Written instruction: In your copy, leave out the pictures; write out all the data exactly.

Data lines:
>>>>>
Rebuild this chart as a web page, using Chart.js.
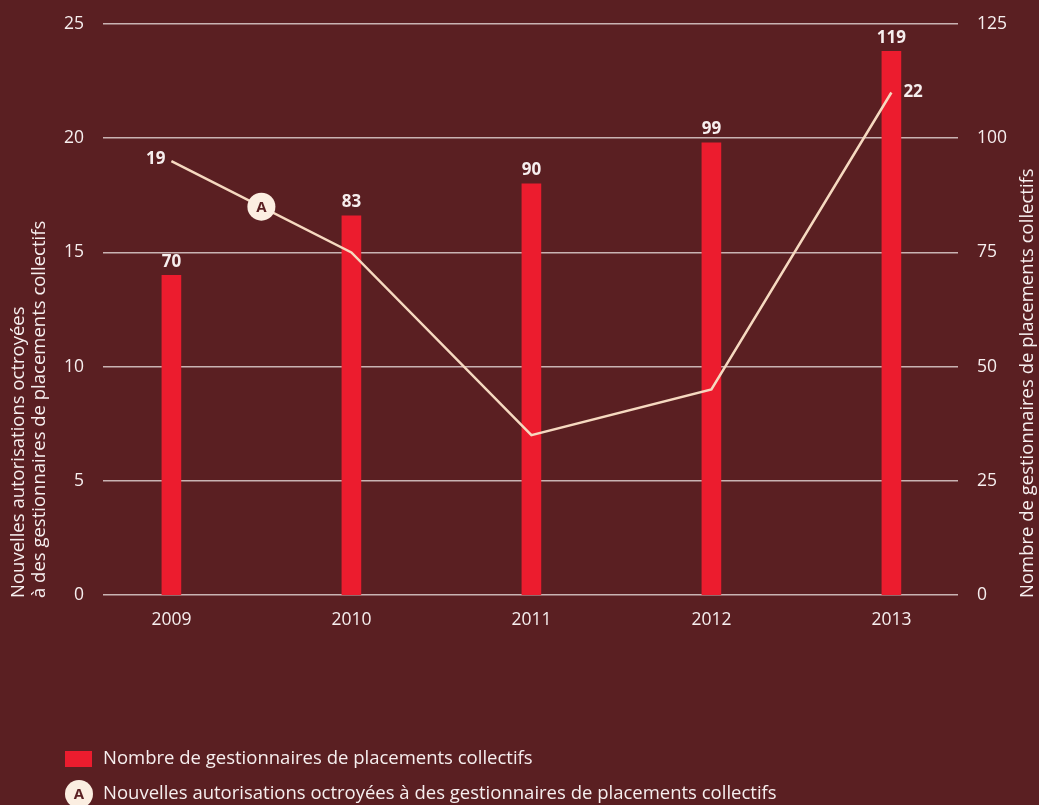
<!DOCTYPE html>
<html>
<head>
<meta charset="utf-8">
<script src="https://cdn.jsdelivr.net/npm/chart.js@4"></script>
<style>
    html, body { margin: 0; padding: 0; background: #5a1f22; }
    #wrap { width: 1039px; height: 805px; }
</style>
</head>
<body>
<div id="wrap"><canvas id="chart" width="1039" height="805"></canvas></div>
<script>
// Chart data
const years = ['2009', '2010', '2011', '2012', '2013'];
const managers = [70, 83, 90, 99, 119];
const newAuthorisations = [19, 15, 7, 9, 22];
const leftTicks = [0, 5, 10, 15, 20, 25];
const rightTicks = [0, 25, 50, 75, 100, 125];

const BG = '#5a1f22';
const RED = '#ec1c2e';
const PEACH = '#f6d9c0';
const CREAM = '#fbeee1';
const TEXT = '#f6eeee';
const GRID = '#c9b3b3';
const FONT = "'Open Sans', 'Noto Sans', sans-serif";

/**
 * Draws the value labels, the "A" marker, the axis titles and the legend.
 */
const annotations = {
    id: 'annotations',
    afterDatasetsDraw(chart) {
        const ctx = chart.ctx;
        const area = chart.chartArea;
        const barMeta = chart.getDatasetMeta(0);
        const lineMeta = chart.getDatasetMeta(1);

        ctx.save();
        ctx.fillStyle = TEXT;
        ctx.font = `bold 17px ${FONT}`;
        ctx.textAlign = 'center';
        ctx.textBaseline = 'bottom';
        barMeta.data.forEach((bar, i) => {
            ctx.fillText(String(managers[i]), bar.x, bar.y - 5);
        });

        // first and last point of the line get a label
        const first = lineMeta.data[0];
        const last = lineMeta.data[lineMeta.data.length - 1];
        ctx.textBaseline = 'middle';
        ctx.textAlign = 'right';
        ctx.fillText(String(newAuthorisations[0]), first.x - 6, first.y - 2);
        ctx.textAlign = 'left';
        ctx.fillText(String(newAuthorisations[newAuthorisations.length - 1]), last.x + 12, last.y);

        // series marker half way along the first segment
        const p0 = lineMeta.data[0];
        const p1 = lineMeta.data[1];
        drawMarker(ctx, (p0.x + p1.x) / 2, (p0.y + p1.y) / 2);

        // axis titles, both reading bottom to top, anchored at the baseline
        ctx.fillStyle = TEXT;
        ctx.font = `18.5px ${FONT}`;
        ctx.textAlign = 'left';
        ctx.textBaseline = 'middle';
        const titleBottom = area.bottom + 3;
        [['Nouvelles autorisations octroyées', 19], ['à des gestionnaires de placements collectifs', 40],
         ['Nombre de gestionnaires de placements collectifs', 1028]].forEach(([txt, x]) => {
            ctx.save();
            ctx.translate(x, titleBottom);
            ctx.rotate(-Math.PI / 2);
            ctx.fillText(txt, 0, 0);
            ctx.restore();
        });

        // legend
        ctx.fillStyle = RED;
        ctx.fillRect(65, 751, 27, 16);
        drawMarker(ctx, 79, 794);
        ctx.fillStyle = TEXT;
        ctx.font = `18.5px ${FONT}`;
        ctx.textAlign = 'left';
        ctx.textBaseline = 'middle';
        ctx.fillText('Nombre de gestionnaires de placements collectifs', 103, 759);
        ctx.fillText('Nouvelles autorisations octroyées à des gestionnaires de placements collectifs', 103, 794);
        ctx.restore();
    }
};

function drawMarker(ctx, x, y) {
    ctx.save();
    ctx.beginPath();
    ctx.arc(x, y, 14, 0, Math.PI * 2);
    ctx.fillStyle = CREAM;
    ctx.fill();
    ctx.fillStyle = BG;
    ctx.font = `bold 15px ${FONT}`;
    ctx.textAlign = 'center';
    ctx.textBaseline = 'middle';
    ctx.fillText('A', x, y + 1);
    ctx.restore();
}

const background = {
    id: 'background',
    beforeDraw(chart) {
        const ctx = chart.ctx;
        ctx.save();
        ctx.fillStyle = BG;
        ctx.fillRect(0, 0, chart.width, chart.height);
        ctx.restore();
    }
};

const tickFont = { family: FONT, size: 17.5 };

// keep the plot area edges where the layout padding puts them
function fitVertical(width) {
    return (scale) => {
        scale.width = width;
        scale.paddingTop = 0;
        scale.paddingBottom = 0;
    };
}

new Chart(document.getElementById('chart'), {
    data: {
        datasets: [{
            type: 'bar',
            label: 'Nombre de gestionnaires de placements collectifs',
            data: managers.map((v, i) => ({ x: i, y: v })),
            backgroundColor: RED,
            barThickness: 19,
            yAxisID: 'y1',
            order: 2
        }, {
            type: 'line',
            label: 'Nouvelles autorisations octroyées à des gestionnaires de placements collectifs',
            data: newAuthorisations.map((v, i) => ({ x: i, y: v })),
            borderColor: PEACH,
            borderWidth: 2.5,
            pointRadius: 0,
            tension: 0,
            yAxisID: 'y',
            order: 1
        }]
    },
    options: {
        responsive: false,
        animation: false,
        layout: { padding: { top: 24, left: 0, right: 0, bottom: 0 } },
        plugins: {
            legend: { display: false },
            tooltip: { enabled: false }
        },
        scales: {
            x: {
                type: 'linear',
                offset: false,
                min: -0.38,
                max: 4.37,
                afterBuildTicks: (scale) => {
                    scale.ticks = years.map((y, i) => ({ value: i }));
                },
                afterFit: (scale) => { scale.height = 210; },
                grid: { display: false, offset: false },
                border: { display: false },
                ticks: {
                    callback: (v) => years[v],
                    color: TEXT,
                    font: tickFont,
                    padding: 7,
                    maxRotation: 0
                }
            },
            y: {
                position: 'left',
                min: 0,
                max: 25,
                afterBuildTicks: (scale) => {
                    scale.ticks = leftTicks.map(v => ({ value: v }));
                },
                afterFit: fitVertical(103),
                grid: { color: GRID, lineWidth: 1.5, drawTicks: false },
                border: { display: false },
                ticks: {
                    color: TEXT,
                    font: tickFont,
                    padding: 19
                }
            },
            y1: {
                position: 'right',
                min: 0,
                max: 125,
                afterBuildTicks: (scale) => {
                    scale.ticks = rightTicks.map(v => ({ value: v }));
                },
                afterFit: fitVertical(81),
                grid: { display: false, drawTicks: false },
                border: { display: false },
                ticks: {
                    color: TEXT,
                    font: tickFont,
                    padding: 19
                }
            }
        }
    },
    plugins: [background, annotations]
});
</script>
</body>
</html>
<<<<<
In response:
Rebuild this chart as a web page, using Chart.js.
<!DOCTYPE html>
<html>
<head>
<meta charset="utf-8">
<script src="https://cdn.jsdelivr.net/npm/chart.js@4"></script>
<style>
    html, body { margin: 0; padding: 0; background: #5a1f22; }
    #wrap { width: 1039px; height: 805px; }
</style>
</head>
<body>
<div id="wrap"><canvas id="chart" width="1039" height="805"></canvas></div>
<script>
// Chart data
const years = ['2009', '2010', '2011', '2012', '2013'];
const managers = [70, 83, 90, 99, 119];
const newAuthorisations = [19, 15, 7, 9, 22];
const leftTicks = [0, 5, 10, 15, 20, 25];
const rightTicks = [0, 25, 50, 75, 100, 125];

const BG = '#5a1f22';
const RED = '#ec1c2e';
const PEACH = '#f6d9c0';
const CREAM = '#fbeee1';
const TEXT = '#f6eeee';
const GRID = '#c9b3b3';
const FONT = "'Open Sans', 'Noto Sans', sans-serif";

/**
 * Draws the value labels, the "A" marker, the axis titles and the legend.
 */
const annotations = {
    id: 'annotations',
    afterDatasetsDraw(chart) {
        const ctx = chart.ctx;
        const area = chart.chartArea;
        const barMeta = chart.getDatasetMeta(0);
        const lineMeta = chart.getDatasetMeta(1);

        ctx.save();
        ctx.fillStyle = TEXT;
        ctx.font = `bold 17px ${FONT}`;
        ctx.textAlign = 'center';
        ctx.textBaseline = 'bottom';
        barMeta.data.forEach((bar, i) => {
            ctx.fillText(String(managers[i]), bar.x, bar.y - 5);
        });

        // first and last point of the line get a label
        const first = lineMeta.data[0];
        const last = lineMeta.data[lineMeta.data.length - 1];
        ctx.textBaseline = 'middle';
        ctx.textAlign = 'right';
        ctx.fillText(String(newAuthorisations[0]), first.x - 6, first.y - 2);
        ctx.textAlign = 'left';
        ctx.fillText(String(newAuthorisations[newAuthorisations.length - 1]), last.x + 12, last.y);

        // series marker half way along the first segment
        const p0 = lineMeta.data[0];
        const p1 = lineMeta.data[1];
        drawMarker(ctx, (p0.x + p1.x) / 2, (p0.y + p1.y) / 2);

        // axis titles, both reading bottom to top, anchored at the baseline
        ctx.fillStyle = TEXT;
        ctx.font = `18.5px ${FONT}`;
        ctx.textAlign = 'left';
        ctx.textBaseline = 'middle';
        const titleBottom = area.bottom + 3;
        [['Nouvelles autorisations octroyées', 19], ['à des gestionnaires de placements collectifs', 40],
         ['Nombre de gestionnaires de placements collectifs', 1028]].forEach(([txt, x]) => {
            ctx.save();
            ctx.translate(x, titleBottom);
            ctx.rotate(-Math.PI / 2);
            ctx.fillText(txt, 0, 0);
            ctx.restore();
        });

        // legend
        ctx.fillStyle = RED;
        ctx.fillRect(65, 751, 27, 16);
        drawMarker(ctx, 79, 794);
        ctx.fillStyle = TEXT;
        ctx.font = `18.5px ${FONT}`;
        ctx.textAlign = 'left';
        ctx.textBaseline = 'middle';
        ctx.fillText('Nombre de gestionnaires de placements collectifs', 103, 759);
        ctx.fillText('Nouvelles autorisations octroyées à des gestionnaires de placements collectifs', 103, 794);
        ctx.restore();
    }
};

function drawMarker(ctx, x, y) {
    ctx.save();
    ctx.beginPath();
    ctx.arc(x, y, 14, 0, Math.PI * 2);
    ctx.fillStyle = CREAM;
    ctx.fill();
    ctx.fillStyle = BG;
    ctx.font = `bold 15px ${FONT}`;
    ctx.textAlign = 'center';
    ctx.textBaseline = 'middle';
    ctx.fillText('A', x, y + 1);
    ctx.restore();
}

const background = {
    id: 'background',
    beforeDraw(chart) {
        const ctx = chart.ctx;
        ctx.save();
        ctx.fillStyle = BG;
        ctx.fillRect(0, 0, chart.width, chart.height);
        ctx.restore();
    }
};

const tickFont = { family: FONT, size: 17.5 };

// keep the plot area edges where the layout padding puts them
function fitVertical(width) {
    return (scale) => {
        scale.width = width;
        scale.paddingTop = 0;
        scale.paddingBottom = 0;
    };
}

new Chart(document.getElementById('chart'), {
    data: {
        datasets: [{
            type: 'bar',
            label: 'Nombre de gestionnaires de placements collectifs',
            data: managers.map((v, i) => ({ x: i, y: v })),
            backgroundColor: RED,
            barThickness: 19,
            yAxisID: 'y1',
            order: 2
        }, {
            type: 'line',
            label: 'Nouvelles autorisations octroyées à des gestionnaires de placements collectifs',
            data: newAuthorisations.map((v, i) => ({ x: i, y: v })),
            borderColor: PEACH,
            borderWidth: 2.5,
            pointRadius: 0,
            tension: 0,
            yAxisID: 'y',
            order: 1
        }]
    },
    options: {
        responsive: false,
        animation: false,
        layout: { padding: { top: 24, left: 0, right: 0, bottom: 0 } },
        plugins: {
            legend: { display: false },
            tooltip: { enabled: false }
        },
        scales: {
            x: {
                type: 'linear',
                offset: false,
                min: -0.38,
                max: 4.37,
                afterBuildTicks: (scale) => {
                    scale.ticks = years.map((y, i) => ({ value: i }));
                },
                afterFit: (scale) => { scale.height = 210; },
                grid: { display: false, offset: false },
                border: { display: false },
                ticks: {
                    callback: (v) => years[v],
                    color: TEXT,
                    font: tickFont,
                    padding: 7,
                    maxRotation: 0
                }
            },
            y: {
                position: 'left',
                min: 0,
                max: 25,
                afterBuildTicks: (scale) => {
                    scale.ticks = leftTicks.map(v => ({ value: v }));
                },
                afterFit: fitVertical(103),
                grid: { color: GRID, lineWidth: 1.5, drawTicks: false },
                border: { display: false },
                ticks: {
                    color: TEXT,
                    font: tickFont,
                    padding: 19
                }
            },
            y1: {
                position: 'right',
                min: 0,
                max: 125,
                afterBuildTicks: (scale) => {
                    scale.ticks = rightTicks.map(v => ({ value: v }));
                },
                afterFit: fitVertical(81),
                grid: { display: false, drawTicks: false },
                border: { display: false },
                ticks: {
                    color: TEXT,
                    font: tickFont,
                    padding: 19
                }
            }
        }
    },
    plugins: [background, annotations]
});
</script>
</body>
</html>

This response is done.